A million in 2060 isn't going to be enough to retire on. I'd be surprised if it was enough to buy a moderate house.

If you'd done this 40 years ago, the million dollars you'd have today would have the equivalent purchasing power of $300,000 in 1980. Inflation is a cruel master.

"The average annual total return and compound annual growth rate of the S&P 500 index, including dividends, since inception in 1926 has been approximately 9.8%, or 6% after inflation" [0]. With 6% inflation adjusted returns, that'd give you a million inflation adjusted dollars after 45 years of investing $400 a month.

[0]: https://en.wikipedia.org/wiki/S%26P_500_Index

The more interesting question is what will you buy for million dollars in old age.

Some common answers might be:

* healthcare, always expensive

* things for your kids, including education, housing, access to jobs

* random consumer spending including holidays or travel

* charity

Presuming you were able to actually afford saving $400/mo while living reasonably comfortably which is definitely not a given and not quite as common as expected by some.

And presuming you're not altogether unlucky in your strategy, which can happen.

You will have probably also accrued still useful assets to pass on or use. Or lost them.

While that's definitely true, maybe one should look at this another way.

$400/mo saved in a 0% interest bank account for 40 years = $192,000

$400 * 12/year invested at 10% (incl. inflation) for 40 years = $2.12 million

While $2.12mm in 2020 money is $440,000 in 1980 money (assuming 4% inflation), it's still much better than the alternative.

A couple of other points:

* Investing $400/mo earlier is relatively harder than $400/mo later in the 40-year timeline assuming compensation increased by the inflation rate but one keeps the invested amount ($400 here) constant. This is ignoring factors like salary increases later in one's career (not sure if that even generalizes for lower-income professions).

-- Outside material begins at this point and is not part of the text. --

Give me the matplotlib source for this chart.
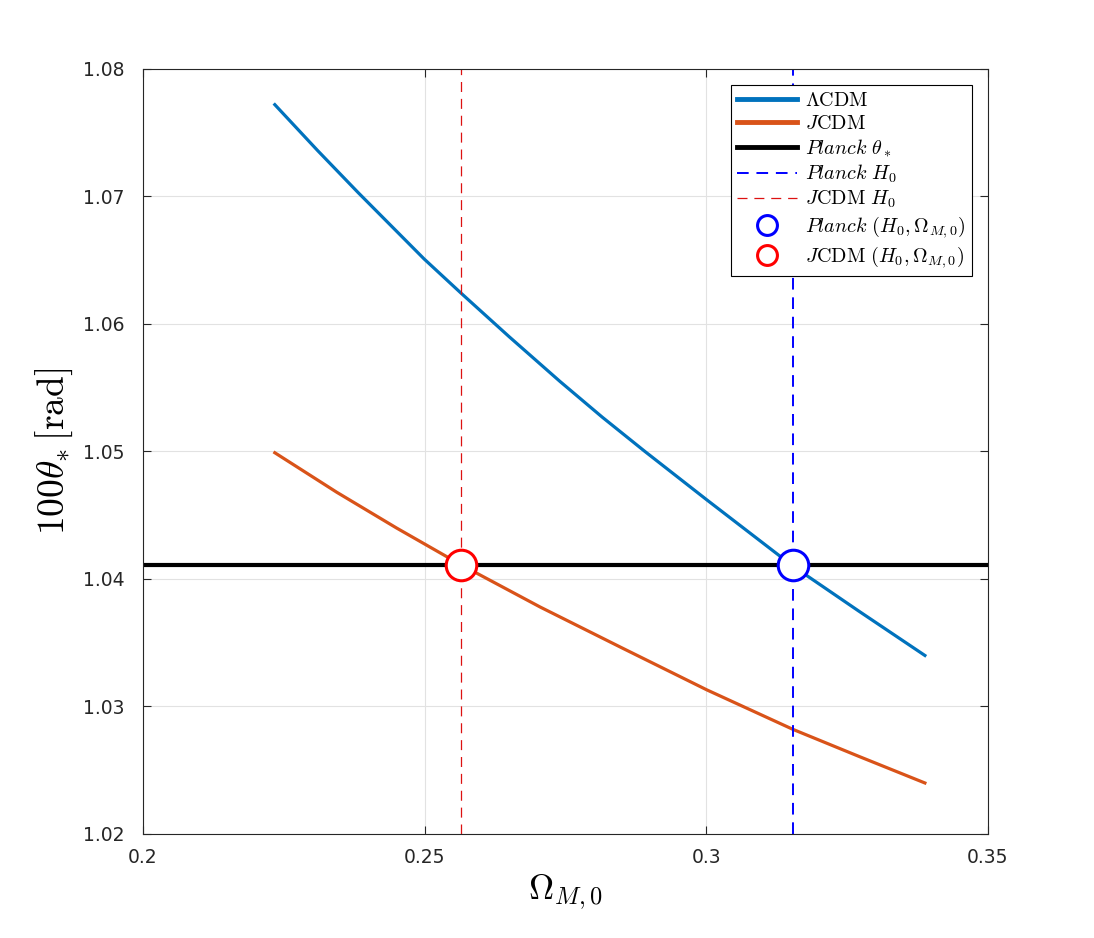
import matplotlib
matplotlib.use("Agg")
import matplotlib.pyplot as plt

# values
omega_lcdm = [0.2234, 0.2310, 0.2382, 0.2499, 0.2565, 0.2650, 0.2740, 0.2815, 0.2891, 0.3001, 0.3154, 0.3270, 0.3388]
theta_lcdm = [1.0772, 1.0736, 1.0703, 1.0651, 1.0624, 1.0590, 1.0555, 1.0527, 1.0500, 1.0462, 1.0410, 1.0375, 1.0340]

omega_jcdm = [0.2234, 0.2344, 0.2450, 0.2565, 0.2705, 0.2850, 0.3001, 0.3154, 0.3270, 0.3388]
theta_jcdm = [1.0499, 1.0468, 1.0440, 1.0411, 1.0378, 1.0346, 1.0313, 1.0282, 1.0261, 1.0240]

planck_theta = 1.0411
planck_omega = 0.3154
jcdm_omega = 0.2565

x_ticks = [0.2, 0.25, 0.3, 0.35]
x_tick_labels = ["0.2", "0.25", "0.3", "0.35"]
y_ticks = [1.02, 1.03, 1.04, 1.05, 1.06, 1.07, 1.08]

plt.rcParams['mathtext.fontset'] = 'cm'
plt.rcParams['font.family'] = ['DejaVu Sans']

fig = plt.figure(figsize=(10.94, 9.38), dpi=100)
ax = fig.add_axes([0.1307, 0.1109, 0.7724, 0.8156])

ax.plot(omega_lcdm, theta_lcdm, color='#0072BD', lw=2.3, label=r'$\Lambda\mathrm{CDM}$')
ax.plot(omega_jcdm, theta_jcdm, color='#D95319', lw=2.3, label=r'$J\mathrm{CDM}$')
ax.axhline(planck_theta, color='black', lw=3, label=r'$Planck\ \theta_*$')
ax.axvline(planck_omega, color='#0000ff', lw=1.4, ls=(0, (6, 4)), label=r'$Planck\ H_0$')
ax.axvline(jcdm_omega, color='#dd1111', lw=0.9, ls=(0, (8, 5.5)), label=r'$J\mathrm{CDM}\ H_0$')
ax.plot([planck_omega], [planck_theta], 'o', ms=22, mfc='white', mec='#0000ff', mew=2.2,
        ls='none', label=r'$Planck\ (H_0,\Omega_{M,0})$')
ax.plot([jcdm_omega], [planck_theta], 'o', ms=22, mfc='white', mec='#ff0000', mew=2.2,
        ls='none', label=r'$J\mathrm{CDM}\ (H_0,\Omega_{M,0})$')

ax.set_xlim(0.2, 0.35)
ax.set_ylim(1.02, 1.08)
ax.set_xticks(x_ticks)
ax.set_xticklabels(x_tick_labels)
ax.set_yticks(y_ticks)
ax.set_yticklabels([f"{v:.2f}" for v in y_ticks])
ax.tick_params(direction='in', top=True, right=True, length=6, width=0.8,
               labelsize=13.5, colors='#262626')
ax.tick_params(axis='y', pad=13)
ax.tick_params(axis='x', pad=10)
ax.grid(True, color='#e2e2e2', lw=0.8)
ax.set_axisbelow(True)
for s in ax.spines.values():
    s.set_color('#262626')
    s.set_linewidth(0.8)

ax.set_xlabel(r'$\Omega_{M,0}$', fontsize=25, labelpad=4)
ax.set_ylabel(r'$100\theta_{*}\,[\mathrm{rad}]$', fontsize=27, labelpad=6)

leg = ax.legend(loc='upper right', fontsize=14.5, handlelength=3.0, markerscale=0.65,
                fancybox=False, edgecolor='black', framealpha=1, borderpad=0.3,
                labelspacing=0.2, handletextpad=0.4, borderaxespad=0.8)
leg.get_frame().set_linewidth(0.8)
for h in leg.get_lines()[:3]:
    h.set_linewidth(3.5)

fig.savefig('out.png', dpi=100)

* I wonder if there's any study done tracking if there's actually a steady increase in spending consistent with the inflation rate for all individuals (with some stochasticity). Or, do people adjust the goods they buy and "outwit" inflation? For e.g., the biggest purchase one makes usually, a house/apartment, doesn't scale with inflation. Similarly, electronics actually get cheaper. So, apart from food, does spending actually track inflation?

You invest into something like the S&P 500 (maybe better: MSCI World/FTSE Developed World) precisely to outrun inflation. In the OP's example, the million would be worth that million, not 300k. Look up compound interest.
$300,000 is a lot better than $0.
Putting $8.5K annually into a 401k for 35 years and assuming a 6% return gets you $977K says a web calculator.